Task 1 — Collect primary data

Gather from 3 peers: - Name
- Height
- Favourite snack

Task 2 — Compare to secondary data

Use the provided dataset containing: - Gender, Age, Home Country
- Steps Walked (yesterday)
- Library Usage (per week)
- Commute Time + Transport Method
- IMD Score
- Hours Slept
- Student Status
- Club/Society Participation

Task 3 — Reflect How does your primary data differ in completeness, relevance, and consistency?


3. Planning for Good Data

3.1 Why Planning Matters

Good data demonstrates:

  • Relevance — aligned with the research question
  • Accuracy — faithfully measured
  • Completeness — minimal gaps
  • Consistency — uniform formats and coding
Warning

Collecting unnecessary or inconsistent variables leads to poor-quality insights and higher cleaning burden.

3.2 From Vague Ideas to Measurable Questions

Vague idea:
“Improve campus transport.”

Analysis purpose:
Examine how student demographics relate to commute burden.

Measurable questions:

  • What % of students cycle to campus?
  • Do PG students have longer commute times than UG students?
Tip

Measurable questions tell you which variables are needed and how to structure the data.


Activity: Question Shuffle

Instructions

  1. Choose a project idea
    • Improve student wellbeing
    • Optimise campus resources
  2. Identify:
    • analysis purpose
    • refined research question
  3. Select variables from the list:
    Name, Gender, Age, Favourite Snack, Height, Home Country, Steps Walked, Library Usage, Commute Time, Transport Method, Hours Slept, Student Status, Club Participation, Healthy Meals Frequency, Postcode, IMD Score.

Example Solutions

Student Wellbeing

  • Purpose: link sleep to social engagement
  • Question: Do club-active students sleep more on average?
  • Variables: Hours Slept; Club Participation

Resource Equity

  • Purpose: assess usage by deprivation
  • Question: Do students from low IMD areas visit the library less often?
  • Variables: IMD Score; Library Usage

4. Tools and Data Formats

4.1 Data Formats

  • Numeric: age, height
  • Text: name, home country
  • Categorical: snack type, transport method
  • Dates/times: survey timestamps, durations

Example

Age → numeric → supports mean, min, max
Favourite Snack → categorical → supports mode, frequency

4.2 Tools for Data Capture

Tool / Platform Best For Notes
Excel / Google Sheets numeric, text, categorical Good for small datasets
Google Forms surveys, structured input Automatic collection, export to CSV
Phone Sensors / Apps time-series data Automated timestamps, high fidelity

Activity: Sorting Game

Categorise data cards into:

  • Primary data (you created it)
  • Secondary data (already existed)
  • Ambiguous cases (depends on context)

Primary examples:
Surveys you collected; height measurements; observed traffic.

Secondary examples:
Government statistics; downloaded weather data; published research.

Ambiguous:
A friend’s snack preference; a classmate’s dataset; Fitbit challenge uploads.
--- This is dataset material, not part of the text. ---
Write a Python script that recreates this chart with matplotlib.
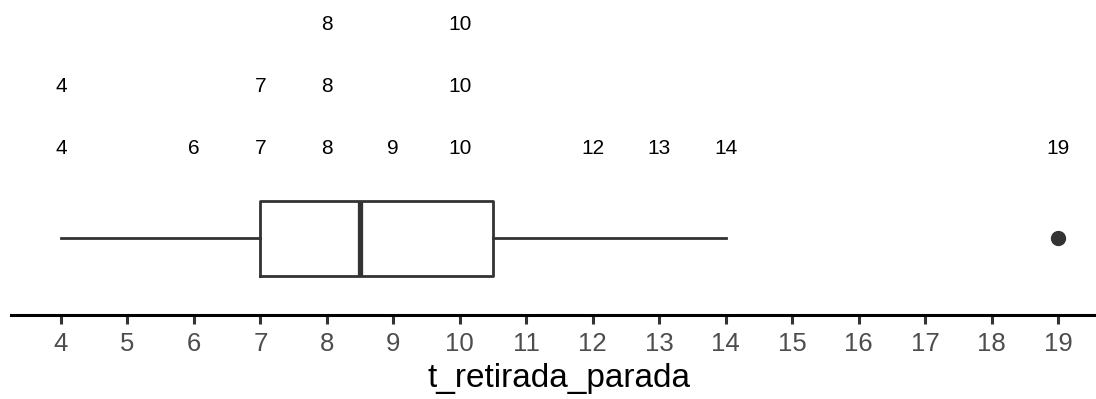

5. Trust, Bias, and Fairness

5.1 Common Bias Types

Bias Type Example Effect
Sampling bias Only surveying morning students Misrepresents population
Measurement bias Using an uncalibrated scale Inaccurate estimates
Selection bias Surveying only volunteers Inflated engagement measures
Confirmation bias Leading questions in satisfaction surveys Skewed responses

5.2 Principles for Fair Data

Note
  • Include diverse groups
  • Use clear, neutral questions
  • Document data collection procedures
  • Reflect on missingness and under-representation

Activity: Biased Sampling Game

Each group receives coloured counters representing a student population:

  • Pink = female
  • Blue = male

Tasks - Estimate % female
- Compute average age of females
- Compare with known full-population statistics

Discussion prompts

  • How does sampling error distort estimates?
  • Which biases can be reduced, which are unavoidable?
  • How can we report uncertainty transparently?

Summary

Note

Key Takeaways

  • Know your data source — it affects trust and interpretability.
  • Good questions drive efficient, relevant data collection.
  • Tools and formats shape data quality and analytical ease.
  • Bias is unavoidable but manageable with planning.
  • Ethical, transparent data collection strengthens research validity.